BALANCE FREEDOM WITH CONSTRAINTS

At Production Type, our design process encourages us to push things as far as possible – whether optical sizes, weights, or exploring variations on the design to create shapes you didn’t expect. Even if you don’t end up using them in this project, those shapes may end up nourishing your next design.

But endless freedom can be counterproductive. Type design has so many possibilities and having constraints can help. It can drive the project in a certain direction.

When I first started learning type design, I wanted to put all my ideas inside one typeface. I wanted to do it all, and it didn’t look good. The convention is that each typeface should have one or two ideas. Those constraints can feel frustrating at first but give yourself the space to explore new shapes and that frustration goes away.
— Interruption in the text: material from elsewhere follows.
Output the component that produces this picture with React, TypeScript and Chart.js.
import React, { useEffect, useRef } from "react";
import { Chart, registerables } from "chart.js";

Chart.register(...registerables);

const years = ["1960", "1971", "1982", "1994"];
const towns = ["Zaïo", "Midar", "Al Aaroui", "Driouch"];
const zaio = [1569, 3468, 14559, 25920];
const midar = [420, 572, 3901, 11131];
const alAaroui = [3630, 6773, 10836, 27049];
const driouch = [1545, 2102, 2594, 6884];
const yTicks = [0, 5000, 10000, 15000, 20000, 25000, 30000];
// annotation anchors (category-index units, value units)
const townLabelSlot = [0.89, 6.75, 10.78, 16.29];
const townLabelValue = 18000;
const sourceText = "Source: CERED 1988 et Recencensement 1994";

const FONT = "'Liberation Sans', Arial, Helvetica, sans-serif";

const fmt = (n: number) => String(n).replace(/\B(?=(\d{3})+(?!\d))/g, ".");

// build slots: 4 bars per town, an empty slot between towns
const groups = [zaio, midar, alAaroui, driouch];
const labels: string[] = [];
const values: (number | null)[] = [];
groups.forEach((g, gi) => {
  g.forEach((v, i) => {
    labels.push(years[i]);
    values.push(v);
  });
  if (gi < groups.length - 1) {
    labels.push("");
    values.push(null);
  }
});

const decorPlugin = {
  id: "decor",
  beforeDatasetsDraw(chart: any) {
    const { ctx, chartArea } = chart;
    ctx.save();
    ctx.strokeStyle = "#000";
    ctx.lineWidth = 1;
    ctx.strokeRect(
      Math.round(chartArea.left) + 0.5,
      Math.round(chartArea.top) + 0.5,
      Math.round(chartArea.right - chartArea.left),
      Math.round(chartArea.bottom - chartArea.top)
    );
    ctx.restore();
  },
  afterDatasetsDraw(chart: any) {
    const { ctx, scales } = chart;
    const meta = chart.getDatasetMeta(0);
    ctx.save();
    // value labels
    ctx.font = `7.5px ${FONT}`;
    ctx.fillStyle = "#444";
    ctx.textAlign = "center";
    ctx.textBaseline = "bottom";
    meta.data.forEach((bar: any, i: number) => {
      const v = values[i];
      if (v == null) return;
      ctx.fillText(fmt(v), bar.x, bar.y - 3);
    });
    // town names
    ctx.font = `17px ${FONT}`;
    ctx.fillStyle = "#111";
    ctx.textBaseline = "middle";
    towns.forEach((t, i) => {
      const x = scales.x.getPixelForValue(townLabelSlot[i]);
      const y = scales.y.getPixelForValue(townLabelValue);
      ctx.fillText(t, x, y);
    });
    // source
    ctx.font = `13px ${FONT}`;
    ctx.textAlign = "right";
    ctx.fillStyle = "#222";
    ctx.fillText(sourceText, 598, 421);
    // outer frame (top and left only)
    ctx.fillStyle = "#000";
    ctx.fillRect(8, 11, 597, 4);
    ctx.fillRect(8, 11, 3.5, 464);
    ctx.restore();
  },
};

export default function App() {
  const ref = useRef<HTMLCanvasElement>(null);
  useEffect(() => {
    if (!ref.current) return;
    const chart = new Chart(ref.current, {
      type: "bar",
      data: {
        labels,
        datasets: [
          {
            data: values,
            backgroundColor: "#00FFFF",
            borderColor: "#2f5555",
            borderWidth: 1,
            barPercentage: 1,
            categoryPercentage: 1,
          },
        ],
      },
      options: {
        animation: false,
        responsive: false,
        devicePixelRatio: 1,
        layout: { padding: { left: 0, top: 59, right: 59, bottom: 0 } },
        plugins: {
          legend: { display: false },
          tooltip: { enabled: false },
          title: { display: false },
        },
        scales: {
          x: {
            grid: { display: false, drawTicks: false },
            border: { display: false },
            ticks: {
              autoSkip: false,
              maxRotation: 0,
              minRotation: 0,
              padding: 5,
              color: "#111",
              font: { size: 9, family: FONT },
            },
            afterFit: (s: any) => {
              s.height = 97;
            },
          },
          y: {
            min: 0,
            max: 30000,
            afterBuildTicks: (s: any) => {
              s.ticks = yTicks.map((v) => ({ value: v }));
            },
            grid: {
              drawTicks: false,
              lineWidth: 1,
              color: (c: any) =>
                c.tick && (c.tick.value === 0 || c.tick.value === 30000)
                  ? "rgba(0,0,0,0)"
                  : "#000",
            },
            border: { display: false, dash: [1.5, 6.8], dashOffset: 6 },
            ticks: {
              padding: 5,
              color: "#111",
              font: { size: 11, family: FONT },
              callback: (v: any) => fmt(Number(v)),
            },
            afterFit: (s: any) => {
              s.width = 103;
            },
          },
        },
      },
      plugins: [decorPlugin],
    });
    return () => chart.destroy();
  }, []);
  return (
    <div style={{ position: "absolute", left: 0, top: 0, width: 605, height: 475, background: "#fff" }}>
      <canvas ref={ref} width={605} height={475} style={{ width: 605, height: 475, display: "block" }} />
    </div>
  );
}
My starting point for my first retail font, Qommodore, was a personal interest in monospaced serifs. That was my brief: no use-case in mind, other than exploring the kind of shapes that we couldn’t put in our commissioned work. It’s mostly for display and branding use – a monospaced text font is probably not the best idea, but I do love to be surprised.

EMBRACE THE UNEXPECTED

When designing type, you usually start with the medium weight, then build out bolder and lighter weights from there. There’s a sort of creative sweet spot between the extremes. Use the tools at your disposal to go far beyond the limits of what’s comfortable.

Your computer may extrapolate the points in your design to create something ugly, but sometimes it can create interesting, unexpected shapes. You must decide when to stop. I recommend pushing your design until it breaks, and you don’t recognise it anymore.

With Qommodore, we went way too far on the extrapolation to create a super-heavy weight. It fused all the stems of the ‘M’ together to create an almost illegible shape. I knew it was past the limits. My colleagues and friends said it was too much. But I liked the shape, and saw something interesting in this crazy one-stem M. In the end, I changed everything else around to fit in with it.

It’s the opposite of what you learn at school. As Matthew Carter famously said: “Type is a beautiful collection of letters, not a collection of beautiful letters.” Here we had one beautiful letter and built the rest around it. It’s not an efficient way of working, but at some point, you need to catch a surprise and build from there. It’s an essential part of the work.

START WITH BROAD STROKES

I don’t like to move points around individually. I find it tedious. Rather than tweaking one by one, I design type in an organic way, transforming shapes by scaling, rotating, and squishing. Basically, I mistreat my Bezier curves.

Sculpting letterforms like this gives you an idea of what you want, and then you can go through the painstaking placement of points after that. That’s particularly important for lighter weights, as it’s more difficult to hide mistakes. There’s very little contrast, so every bump stands out.

I once thought that type families should look like a nuclear family, with very small changes across weights. Now I see them more as a contemporary family, with siblings, parents, different cousins and more.

The different weights of Qommodore have a certain elegance, but the monospacing creates shapes that are intentionally more mechanical. Qommodore Bold is loud and fat, while Qommodore Light is sharp, witty, and swift. Every individual in the family has its own personality, but they share the same core principles.

KNOW THE VALUE OF FEEDBACK

In my role at Production Type I regularly collaborate with other type designers to commission new typefaces, and I find working with others can be a very good way to take a step back and reflect on your own practice.

It teaches you to efficiently summarise and communicate feedback and forces you to question yourself. Why do you like a particular shape? Why should a particular letterform look like it does? Not just because it’s pretty: it must work.

Likewise, having people give you feedback helps you move forward. But it’s important to know when to say ‘no’. It helps you strengthen your decisions, because you need to explain why you’re designing in a particular way. People will always give you different advice, so if you compromise too much the result might be dull or uninteresting. And no one wants that.